|MadSci Network: Science History|
As far as I know, and as far as my search on the Internet and local library went, I don't think Hitler did any experiment like that, gruesome as it may seem. It also seems unlikely to me because Hitler had access to the best doctors in Germany at the time, and if he was serious about such an experiment he would not have let them die immediately, at least I don't think he was that stupid. However, he did do eugenics experiments on Jewish and Gypsy children, among other things trying to change eye color and other experiments which are very awful to discuss. But he seems to have been repeating Lamarck's mistake, that acquired traits (like modified eye color) can be inherited.
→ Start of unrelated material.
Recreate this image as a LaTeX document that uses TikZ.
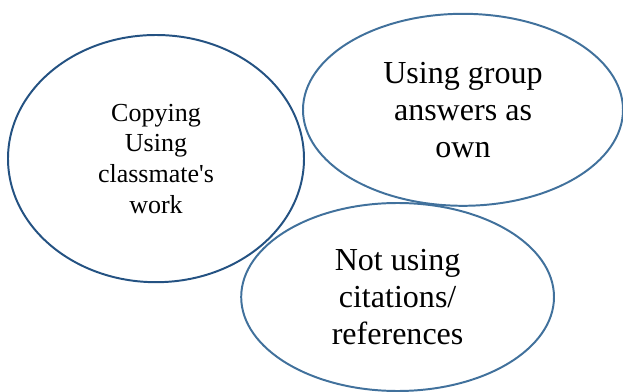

However, there was an experiment in antiquity, done by the Egyptian king Psamtik I in the 7th century BC. The story was told by Herodotus the Greek historian. What he tried to do was to isolate two children from the rest of civilization, which, as an absolute monarch, he could do easily. They were to be raised by a shepherd who was not to speak to them or allow them contact with other people. The assumption was that the language they would speak would be the first language of humans.
After about two years, the shepherd heard them say 'bekos', which was the word for 'bread' in the language of the Phrygians, who lived in Asia Minor. Thus he concluded that the first language that humans ever spoke was Phrygian.
There are several sites that give information on his experiment. Here's a short note on it. Here is another one, scroll down to 7 BCE, though I think they got the date wrong. This is a rather inhuman suggestion called 'my baby project'; which I certainly do not approve of. The previous link allows readers to comment on it, and the second last comment (as of this writing) gives some historical examples. Intriguing, to say the least. You could also search in your local library for more information on this.
Of course that is not a real scientific experiment. The children could have heard the shepherd's sheep and imitated them, or simply made a random sound. In anycase, our far distant ancestors weren't all speaking Phrygian. The origin of language is shrouded in mystery, and linguists to investigate it need to rely on archaeological, lingual, and other evidence. I'm not a linguist, so I can't tell you here. But the good folks at the Ask a Linguist service can possibly tell you more. You could also search in their archives. It's an ask-an-expert service which is very similar to MadSci, so I'm pretty sure you know how it works (=.
If you're interested in the immense variety of language in the world in general, why not check out the Ethnologue. Interesting place.
I guess that's all I have to offer. Hope that I helped answer your question. Keep on asking!